Cambridge et Oxford, des rivaux historiques s’unissent pour sauver l’Histoire juive.
Par Muriel Bensimon – lemondejuif.info
Les prestigieuses Universités de Cambridge et Oxford ont annoncé leur première campagne conjointe de financement pour l’achat de la Collection Lewis-Gibson de la Genizah du Caire. Riche de plus de 1 700 fragments de manuscrits hébreux et arabes datant du IXe au XIXe siècle, d’une valeur estimative de 1,4 millions d’Euros, elle est actuellement détenue par l’Eglise Réformée Unie de la Westminster College. La campagne a été officiellement lancée récemment à la British Academy de Londres.
La collection comprend plus de 1 700 fragments de manuscrits hébreux et arabes, originaires de la Gueniza du Caire, datant du IXe au XIXe siècle. Ils représentent un témoignage inestimable de mille ans de la vie religieuse, sociale, économique et culturelle du monde méditerranéen.
Les fragments ont été ramenés du Caire par les sœurs Agnes Smith Lewis et Margaret Dunlop Gibson en 1896 et déposés au Westminster College. Les Trésors de la collection incluent le plus ancien exemple connu d’une Ketouba (acte manuscrit d’un mariage religieux juif), datant de 1119, un autre manuscrit, témoin oculaire inestimable des atrocités des Croisés sur les Juifs et des lettres d’importants commerçants juifs des XIe et XIIe siècles.
A la fin du XIXe siècle, les Universités d’Oxford et de Cambridge ont longtemps rivalisé, chacune essayant d’acquérir des manuscrits de la Gueniza du Caire. Aujourd’hui, elles unissent leurs efforts pour sauver la Collection Lewis-Gibson de la dispersion.
Les deux bibliothèques universitaires sont déjà propriétaires d’importantes collections de la Guenizah du Caire. Cambridge abrite la plus grande collection au monde avec quelques 200 000 fragments sur les 350 000 se trouvant dans les collections publiques du monde entier.

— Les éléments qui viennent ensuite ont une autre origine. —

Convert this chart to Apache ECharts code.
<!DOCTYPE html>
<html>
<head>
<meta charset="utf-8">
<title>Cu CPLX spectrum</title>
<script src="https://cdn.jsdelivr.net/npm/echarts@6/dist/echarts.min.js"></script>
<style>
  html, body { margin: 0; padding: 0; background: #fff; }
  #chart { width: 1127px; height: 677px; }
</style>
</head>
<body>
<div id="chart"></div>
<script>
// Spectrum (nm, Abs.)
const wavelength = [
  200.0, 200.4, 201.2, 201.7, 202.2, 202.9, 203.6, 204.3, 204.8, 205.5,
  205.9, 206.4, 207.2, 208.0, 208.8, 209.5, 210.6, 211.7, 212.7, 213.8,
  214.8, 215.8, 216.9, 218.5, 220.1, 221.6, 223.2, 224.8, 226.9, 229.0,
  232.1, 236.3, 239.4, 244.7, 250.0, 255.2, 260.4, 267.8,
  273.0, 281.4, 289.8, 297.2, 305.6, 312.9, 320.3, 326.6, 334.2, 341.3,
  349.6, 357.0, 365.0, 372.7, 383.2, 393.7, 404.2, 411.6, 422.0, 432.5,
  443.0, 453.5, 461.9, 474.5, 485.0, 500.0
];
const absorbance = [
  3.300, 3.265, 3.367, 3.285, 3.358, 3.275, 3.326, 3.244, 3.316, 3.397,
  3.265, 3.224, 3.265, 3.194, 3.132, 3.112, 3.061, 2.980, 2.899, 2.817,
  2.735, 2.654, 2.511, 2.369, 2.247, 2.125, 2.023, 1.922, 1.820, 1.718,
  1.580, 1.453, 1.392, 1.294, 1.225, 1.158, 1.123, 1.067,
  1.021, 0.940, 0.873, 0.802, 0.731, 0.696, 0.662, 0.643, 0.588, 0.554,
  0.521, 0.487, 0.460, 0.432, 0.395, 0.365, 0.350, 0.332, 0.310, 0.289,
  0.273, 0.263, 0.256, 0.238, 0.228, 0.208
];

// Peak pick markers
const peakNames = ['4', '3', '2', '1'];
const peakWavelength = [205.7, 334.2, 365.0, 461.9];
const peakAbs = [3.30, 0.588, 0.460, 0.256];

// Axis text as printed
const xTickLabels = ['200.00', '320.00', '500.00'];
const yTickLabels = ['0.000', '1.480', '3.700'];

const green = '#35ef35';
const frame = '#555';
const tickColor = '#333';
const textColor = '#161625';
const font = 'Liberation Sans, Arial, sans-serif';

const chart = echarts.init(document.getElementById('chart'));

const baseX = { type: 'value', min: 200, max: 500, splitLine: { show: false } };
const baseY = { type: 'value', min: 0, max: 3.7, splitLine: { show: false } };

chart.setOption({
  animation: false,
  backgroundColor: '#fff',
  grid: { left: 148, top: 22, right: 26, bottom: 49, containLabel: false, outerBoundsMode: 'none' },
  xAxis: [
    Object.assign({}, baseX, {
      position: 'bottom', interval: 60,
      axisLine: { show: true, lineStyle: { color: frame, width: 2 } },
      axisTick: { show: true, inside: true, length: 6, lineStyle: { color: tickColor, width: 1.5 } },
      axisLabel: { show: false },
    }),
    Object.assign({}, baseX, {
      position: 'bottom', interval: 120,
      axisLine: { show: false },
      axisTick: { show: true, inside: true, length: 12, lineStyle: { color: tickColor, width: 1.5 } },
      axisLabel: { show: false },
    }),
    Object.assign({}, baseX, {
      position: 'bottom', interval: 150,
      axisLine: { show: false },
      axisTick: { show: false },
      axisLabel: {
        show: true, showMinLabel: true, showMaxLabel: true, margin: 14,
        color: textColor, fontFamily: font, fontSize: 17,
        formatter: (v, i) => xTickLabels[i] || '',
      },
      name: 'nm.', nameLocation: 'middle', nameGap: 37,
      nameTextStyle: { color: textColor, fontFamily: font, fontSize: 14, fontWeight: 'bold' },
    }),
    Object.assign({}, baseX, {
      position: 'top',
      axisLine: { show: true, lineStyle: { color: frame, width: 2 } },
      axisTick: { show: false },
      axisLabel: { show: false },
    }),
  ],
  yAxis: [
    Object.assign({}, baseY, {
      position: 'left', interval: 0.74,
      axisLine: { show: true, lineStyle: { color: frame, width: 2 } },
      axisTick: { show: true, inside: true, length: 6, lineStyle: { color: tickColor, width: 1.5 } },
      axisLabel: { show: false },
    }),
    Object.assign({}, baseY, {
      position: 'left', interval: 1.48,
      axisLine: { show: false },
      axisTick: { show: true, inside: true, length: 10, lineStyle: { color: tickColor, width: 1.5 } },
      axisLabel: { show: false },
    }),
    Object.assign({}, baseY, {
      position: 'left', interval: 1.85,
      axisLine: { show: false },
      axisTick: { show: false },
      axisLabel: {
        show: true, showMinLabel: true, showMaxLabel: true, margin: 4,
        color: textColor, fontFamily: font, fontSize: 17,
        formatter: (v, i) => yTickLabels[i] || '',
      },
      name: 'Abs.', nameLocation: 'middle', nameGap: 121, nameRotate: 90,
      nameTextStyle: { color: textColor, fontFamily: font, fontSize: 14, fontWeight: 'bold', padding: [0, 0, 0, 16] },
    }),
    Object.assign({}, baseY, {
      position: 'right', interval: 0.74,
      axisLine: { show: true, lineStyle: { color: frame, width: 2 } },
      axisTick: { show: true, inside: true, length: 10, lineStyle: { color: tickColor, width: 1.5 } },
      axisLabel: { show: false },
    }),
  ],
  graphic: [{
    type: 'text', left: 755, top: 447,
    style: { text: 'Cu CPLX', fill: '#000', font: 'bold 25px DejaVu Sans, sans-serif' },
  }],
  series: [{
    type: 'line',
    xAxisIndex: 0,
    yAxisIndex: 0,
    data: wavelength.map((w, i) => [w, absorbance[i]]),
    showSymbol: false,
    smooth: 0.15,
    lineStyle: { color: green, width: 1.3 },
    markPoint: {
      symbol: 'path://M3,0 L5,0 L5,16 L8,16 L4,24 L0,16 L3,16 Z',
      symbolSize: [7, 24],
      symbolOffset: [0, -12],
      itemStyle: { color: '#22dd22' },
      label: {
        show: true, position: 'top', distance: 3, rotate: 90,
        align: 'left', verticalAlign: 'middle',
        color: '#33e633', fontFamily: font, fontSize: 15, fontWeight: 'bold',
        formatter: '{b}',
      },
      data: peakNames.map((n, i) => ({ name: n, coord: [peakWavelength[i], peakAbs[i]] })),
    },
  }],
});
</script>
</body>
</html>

Une gueniza est un sanctuaire sous terrain, à l’intérieur d’une synagogue, réservé à l’inhumation des anciens écrits religieux, qui, parce qu’ils contiennent le nom de Dieu ou utilisent l’alphabet hébreu sacré, ne peuvent pas être simplement jetés. Pendant plus de 1 000 ans, la communauté juive d’Al Fustat (maintenant une banlieue du Caire) a déposé toutes sortes d’écrits ( pas uniquement religieux) dans ce cellier sacré de la synagogue Ben Ezra.
La Collection de Lewis-Gibson rassemble quelques-uns des premiers fragments à avoir été trouvés dans cette gueniza. Une Collection selon les experts de taille modeste mais à la valeur historique importante.
Parmi ces trésors, figure un précieux manuscrit écrit personnellement par Moïse Maimonide (mort en 1204), célèbre commentateur de la Mishna, mais aussi un poème écrit à l’époque médiévale par le rabbin Joseph ibn Abitur et un exemplaire de la traduction en arabe de la Bible par le grand sage et rabbin juif égyptien, Saadia ben Yosseph Gaon Soura.
La campagne de dons pour l’acquisition de cette collection a soulevé un grand enthousiasme, la Fondation Polonsky a accordé un don de 580 mille euros. Il ne reste plus qu’aux deux universités anglaises de récolter les 820 mille euros restants, nécessaires à l’acquisition de la collection.
M. Polonsky, responsable de la Fondation, a déclaré : « J’ai fortement appuyé la collaboration et suis très heureux de donner un élan à l’entreprise commune de ces deux grandes universités à acquérir une telle collection de manuscrits importants ».
Le Dr Sarah Thomas de la bibliothèque Bodléienne d’Oxford a dit « qu’il s’agit d’une occasion rare et spéciale d’acquérir conjointement la Collection Lewis-Gibson, pour Oxford et Cambridge, qui détiennent déjà à elles deux près de 70% des fragments de la Gueniza du Caire. Ensemble, nous allons partager le travail de conservation, de numérisation des manuscrits, et tirer le meilleur parti des atouts pour chaque institution ».